Since last September, she’s also served as an undergraduate representative on the Duke Board of Trustees’ Sustainability and Climate Change Task Force. Her input is helping the task force assess opportunities for the university to expand and enhance its environmental leadership in the years to come. Oglesby used her seat at the table to advocate for the creation of core courses on environmental justice, as well as greater transparency and equity in university environmental decision making and programming.
As her undergraduate career winds down, Oglesby is focusing her efforts on one last special project: putting the finishing touches on her first book, which “explores the inherent touchpoints between human spirit, traditions and injustice as it relates to landscape and natural spaces.” She hopes this book will help illustrate the common threads between the human experience and the natural environment and, in doing so, illuminate and unify the understanding and appreciation of our collective environmental interests.
Cameron will return to Duke University in the Fall to begin graduate work in Public Policy, with an ever-focused eye on environmental advocacy and changing the world.

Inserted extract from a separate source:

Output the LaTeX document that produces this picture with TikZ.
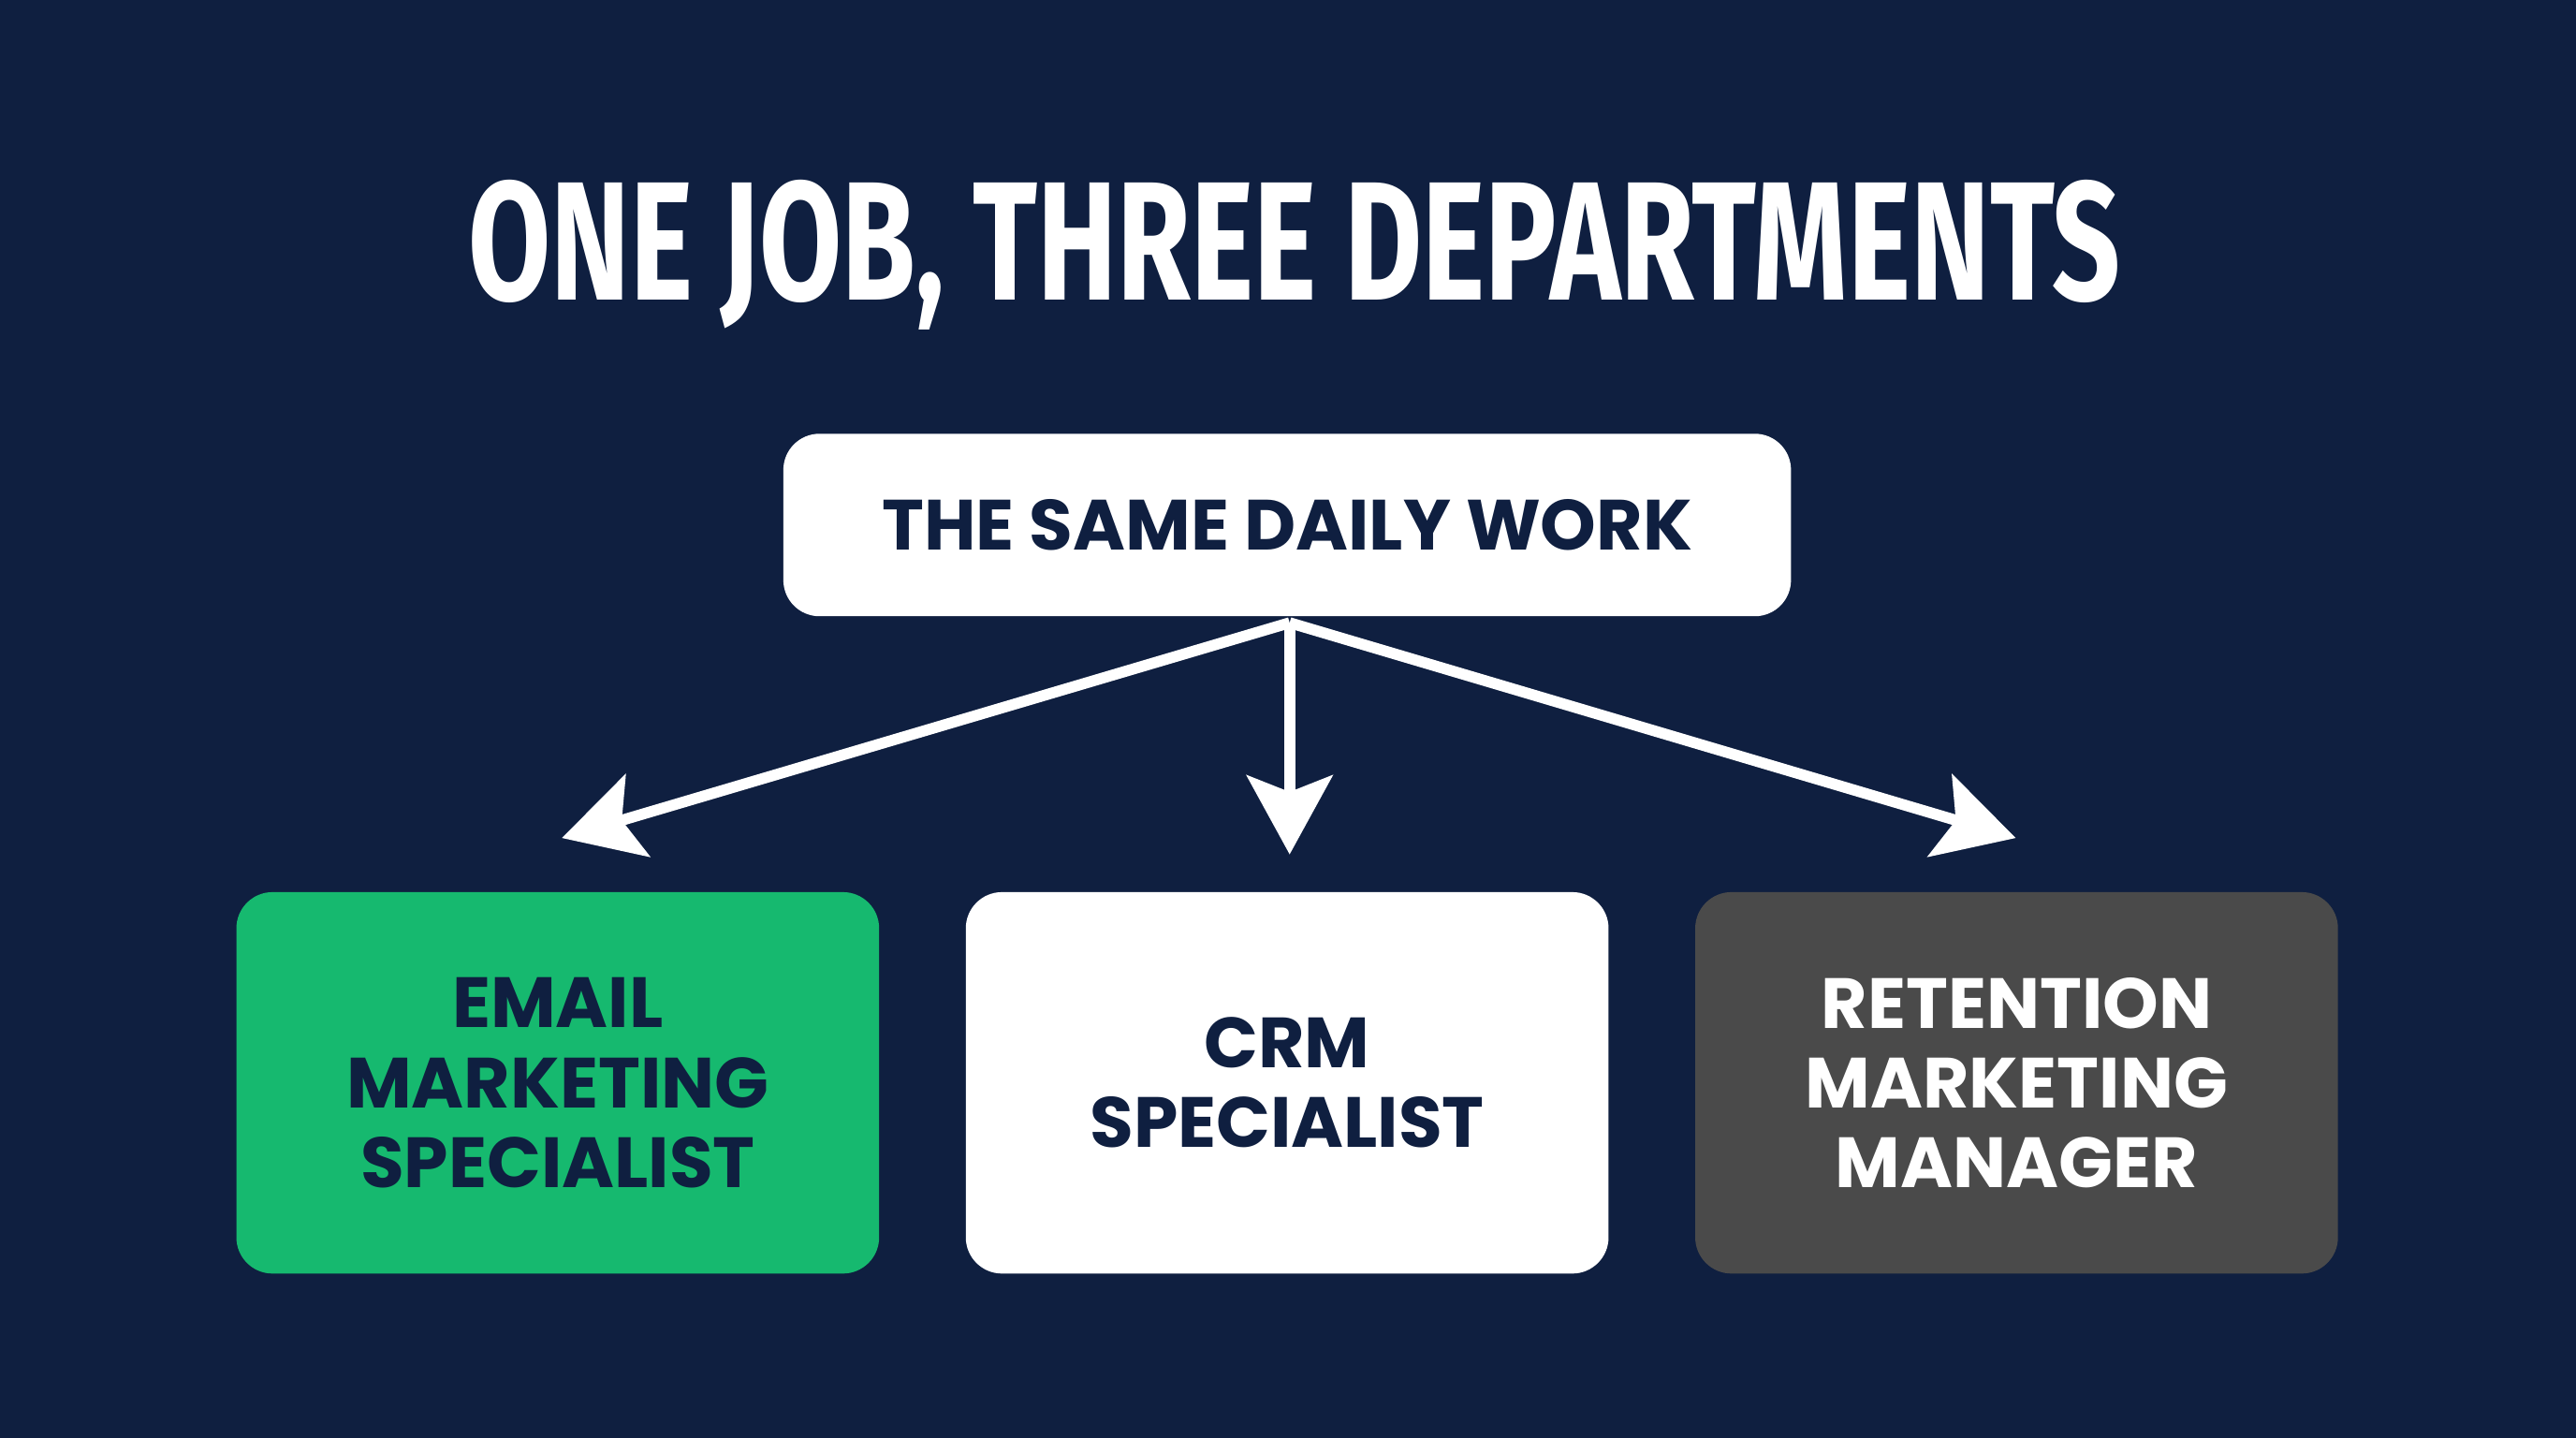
\documentclass[tikz,border=0pt]{standalone}
\usepackage{fontspec}
\setmainfont{Poppins}
\newfontfamily\titlefont{Fira Sans}
\usetikzlibrary{positioning,arrows.meta}
\definecolor{navy}{HTML}{0F1F40}
\definecolor{mint}{HTML}{16B96F}
\definecolor{slate}{HTML}{4A4A4A}
\begin{document}
\begin{tikzpicture}[x=0.01cm,y=-0.01cm]
	\tikzstyle{card}=[rounded corners=0.22cm,inner sep=0pt,align=center,font=\fontsize{12.3}{13.8}\selectfont\bfseries]
	\tikzstyle{link}=[draw=white,line width=1.9pt,-{Stealth[length=0.48cm,width=0.52cm,inset=0.1cm]}]
		\fill[navy] (0,0) rectangle (1568,875);
		\useasboundingbox (0,0) rectangle (1568,875);
		\node[white] (title) at (788,155) {\resizebox{10.05cm}{0.73cm}{\titlefont\bfseries ONE JOB, THREE DEPARTMENTS}};
		\node[card, fill=white, text=navy, minimum width=6.13cm, minimum height=1.11cm] (work) at (783.5,319.5) {THE SAME DAILY WORK};
		\node[card, fill=mint, text=navy, minimum width=3.91cm, minimum height=2.32cm] (email) at (339.5,659) {EMAIL\\MARKETING\\SPECIALIST};
		\node[card, fill=white, text=navy, minimum width=3.91cm, minimum height=2.32cm] (crm) at (783.5,659) {CRM\\SPECIALIST};
		\node[card, fill=slate, text=white, minimum width=3.91cm, minimum height=2.32cm] (retention) at (1227.5,659) {RETENTION\\MARKETING\\MANAGER};
		\coordinate (fork) at (785,379);
		\coordinate (tipl) at (342,510);
		\coordinate (tipm) at (785,520);
		\coordinate (tipr) at (1227,510);
			\draw[link] (fork) -- (tipl);
			\draw[link] (fork) -- (tipm);
			\draw[link] (fork) -- (tipr);
\end{tikzpicture}
\end{document}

“What I’ve been able to do at Duke and what I’ve learned here, has made it clear that a career that focuses on both people and the planet is the right course for me,” she said. “Environmental racism and human indifference toward the degradation of the natural world aren’t going to go away on their own. We need to eradicate them through education, advocacy, empathy, communication, and greater inclusion in the scientific, policymaking, and decision-making processes. I very much intend to be part of that solution.”